** Start of Exercise data **
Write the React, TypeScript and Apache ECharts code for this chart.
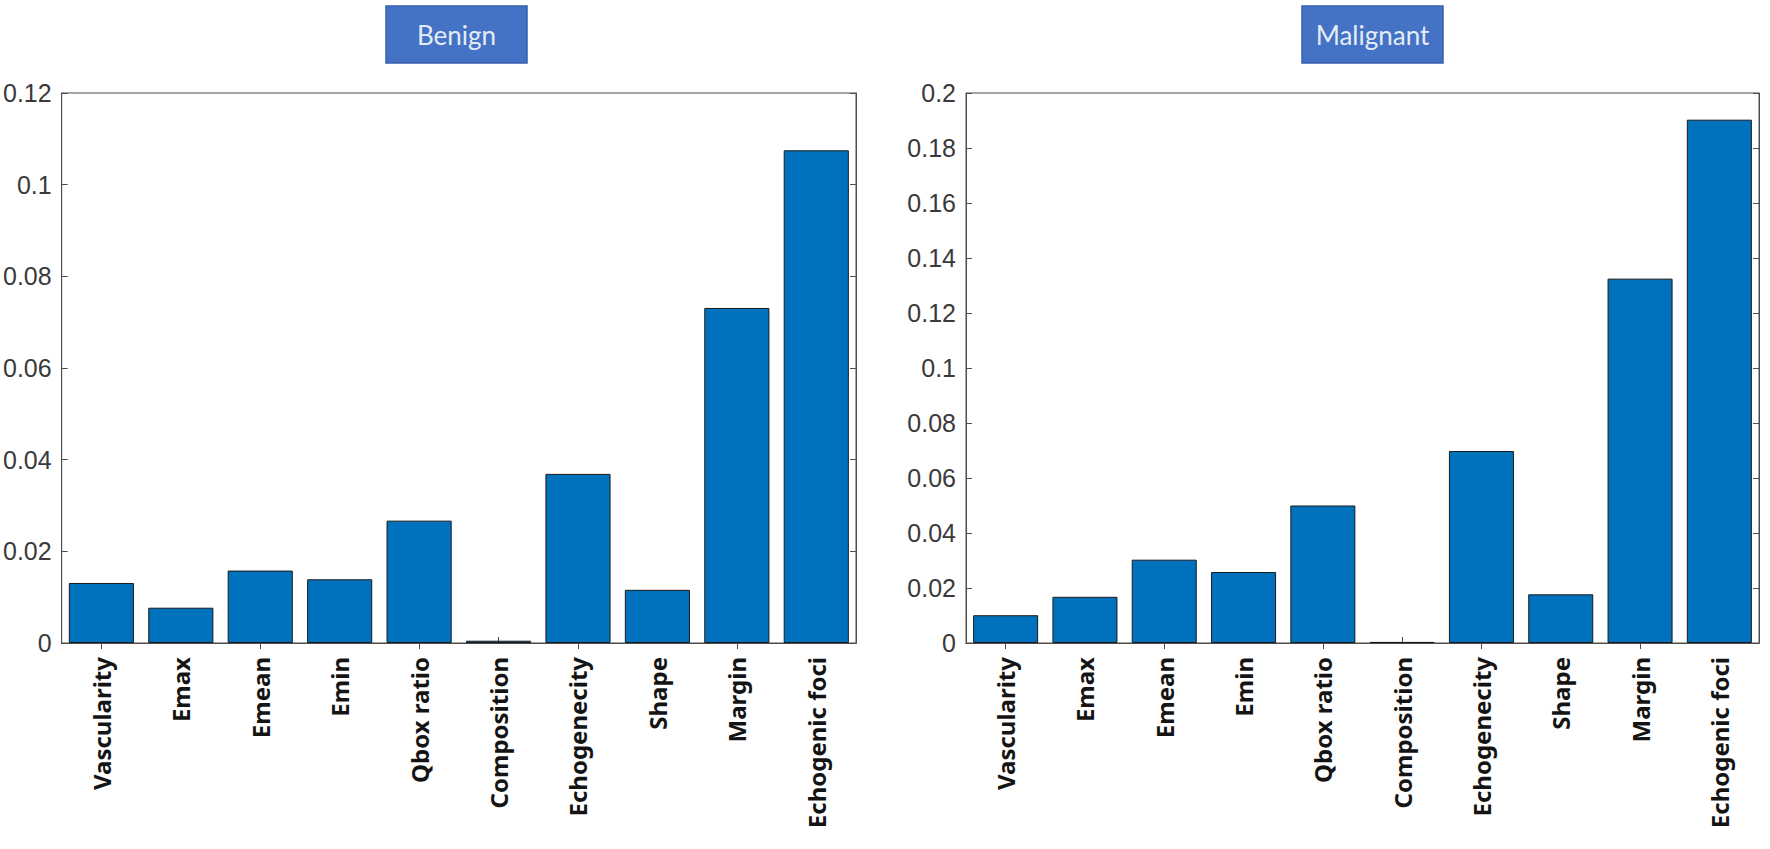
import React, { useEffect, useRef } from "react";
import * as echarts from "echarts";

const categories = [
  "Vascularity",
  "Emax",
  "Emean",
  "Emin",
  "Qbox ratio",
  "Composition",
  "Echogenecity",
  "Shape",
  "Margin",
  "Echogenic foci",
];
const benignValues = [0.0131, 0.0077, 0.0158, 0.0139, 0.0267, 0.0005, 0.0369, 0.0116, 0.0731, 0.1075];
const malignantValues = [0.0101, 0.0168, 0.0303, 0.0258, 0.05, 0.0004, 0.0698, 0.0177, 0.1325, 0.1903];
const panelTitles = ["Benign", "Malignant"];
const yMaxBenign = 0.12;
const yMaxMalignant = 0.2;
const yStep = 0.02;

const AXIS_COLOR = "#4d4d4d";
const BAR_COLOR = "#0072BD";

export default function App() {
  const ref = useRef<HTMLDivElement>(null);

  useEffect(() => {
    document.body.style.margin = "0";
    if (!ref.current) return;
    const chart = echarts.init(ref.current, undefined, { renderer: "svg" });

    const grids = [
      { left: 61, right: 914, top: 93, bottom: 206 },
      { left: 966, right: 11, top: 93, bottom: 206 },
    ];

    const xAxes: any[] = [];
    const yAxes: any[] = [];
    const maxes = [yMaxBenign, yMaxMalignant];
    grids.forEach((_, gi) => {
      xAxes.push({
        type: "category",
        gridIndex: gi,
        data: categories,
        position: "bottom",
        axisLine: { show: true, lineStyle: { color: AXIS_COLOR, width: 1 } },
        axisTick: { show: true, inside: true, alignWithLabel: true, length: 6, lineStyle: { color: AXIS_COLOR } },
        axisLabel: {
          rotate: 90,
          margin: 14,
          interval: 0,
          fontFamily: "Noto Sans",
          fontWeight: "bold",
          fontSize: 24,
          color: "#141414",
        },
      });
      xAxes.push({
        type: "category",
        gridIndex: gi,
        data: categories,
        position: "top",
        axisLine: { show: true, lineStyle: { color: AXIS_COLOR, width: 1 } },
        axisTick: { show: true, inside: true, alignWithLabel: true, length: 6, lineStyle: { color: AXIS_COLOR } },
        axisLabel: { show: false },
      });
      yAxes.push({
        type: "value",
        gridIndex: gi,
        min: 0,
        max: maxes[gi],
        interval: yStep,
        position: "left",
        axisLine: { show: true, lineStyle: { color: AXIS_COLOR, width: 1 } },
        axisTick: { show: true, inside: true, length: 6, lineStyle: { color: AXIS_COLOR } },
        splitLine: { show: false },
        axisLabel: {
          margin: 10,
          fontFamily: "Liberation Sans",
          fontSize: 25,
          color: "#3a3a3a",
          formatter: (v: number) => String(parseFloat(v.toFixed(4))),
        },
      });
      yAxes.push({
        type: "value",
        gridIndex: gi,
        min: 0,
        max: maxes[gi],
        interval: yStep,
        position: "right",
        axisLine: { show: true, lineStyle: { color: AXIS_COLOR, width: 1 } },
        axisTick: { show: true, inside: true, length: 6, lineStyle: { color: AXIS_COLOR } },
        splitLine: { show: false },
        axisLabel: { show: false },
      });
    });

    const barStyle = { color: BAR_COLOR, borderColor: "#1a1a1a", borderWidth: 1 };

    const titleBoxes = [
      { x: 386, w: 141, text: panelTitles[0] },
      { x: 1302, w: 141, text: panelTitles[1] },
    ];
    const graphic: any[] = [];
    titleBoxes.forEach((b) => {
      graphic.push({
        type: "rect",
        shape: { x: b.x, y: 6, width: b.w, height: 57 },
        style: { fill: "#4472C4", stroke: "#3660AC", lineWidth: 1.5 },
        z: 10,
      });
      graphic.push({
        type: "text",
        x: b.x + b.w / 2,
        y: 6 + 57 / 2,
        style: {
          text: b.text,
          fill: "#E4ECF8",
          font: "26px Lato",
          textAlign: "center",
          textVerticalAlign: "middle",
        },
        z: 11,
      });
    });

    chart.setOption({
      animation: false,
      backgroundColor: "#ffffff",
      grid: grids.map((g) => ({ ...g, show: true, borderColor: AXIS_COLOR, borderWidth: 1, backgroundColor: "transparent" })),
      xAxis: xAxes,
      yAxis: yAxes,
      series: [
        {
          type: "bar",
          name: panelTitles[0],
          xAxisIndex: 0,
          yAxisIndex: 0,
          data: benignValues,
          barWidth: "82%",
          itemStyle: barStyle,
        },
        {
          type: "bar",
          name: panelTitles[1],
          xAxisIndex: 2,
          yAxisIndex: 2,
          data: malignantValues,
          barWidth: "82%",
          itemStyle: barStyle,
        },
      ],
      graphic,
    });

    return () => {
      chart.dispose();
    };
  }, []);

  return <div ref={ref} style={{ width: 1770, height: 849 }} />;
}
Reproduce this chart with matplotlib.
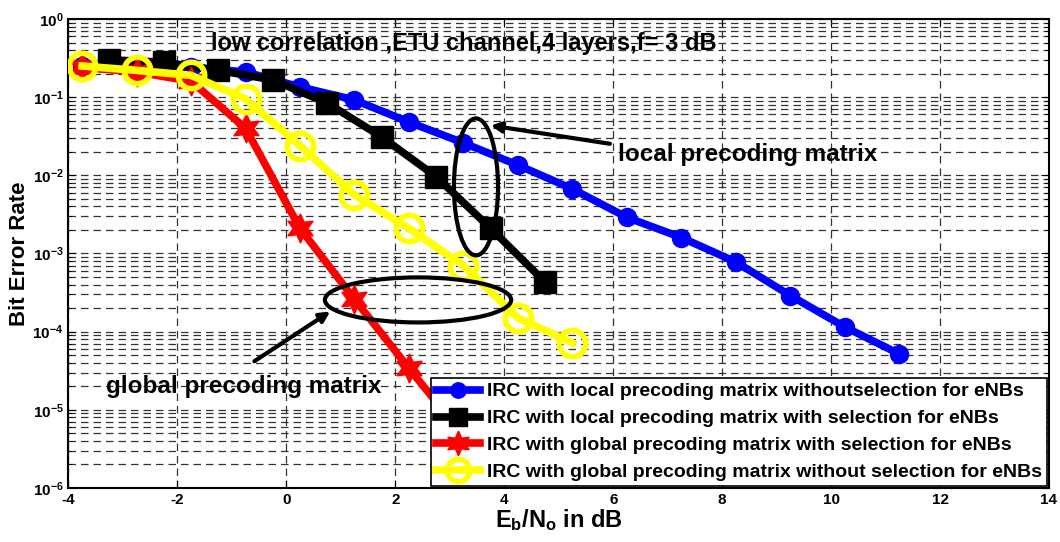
** End of Exercise data **
▶ _Job_
Give again, exactly, the lines from the start of the data through the one holding "import * as"; omit the pictures.

▶ _Response to this exercise_
Write the React, TypeScript and Apache ECharts code for this chart.
import React, { useEffect, useRef } from "react";
import * as echarts from "echarts";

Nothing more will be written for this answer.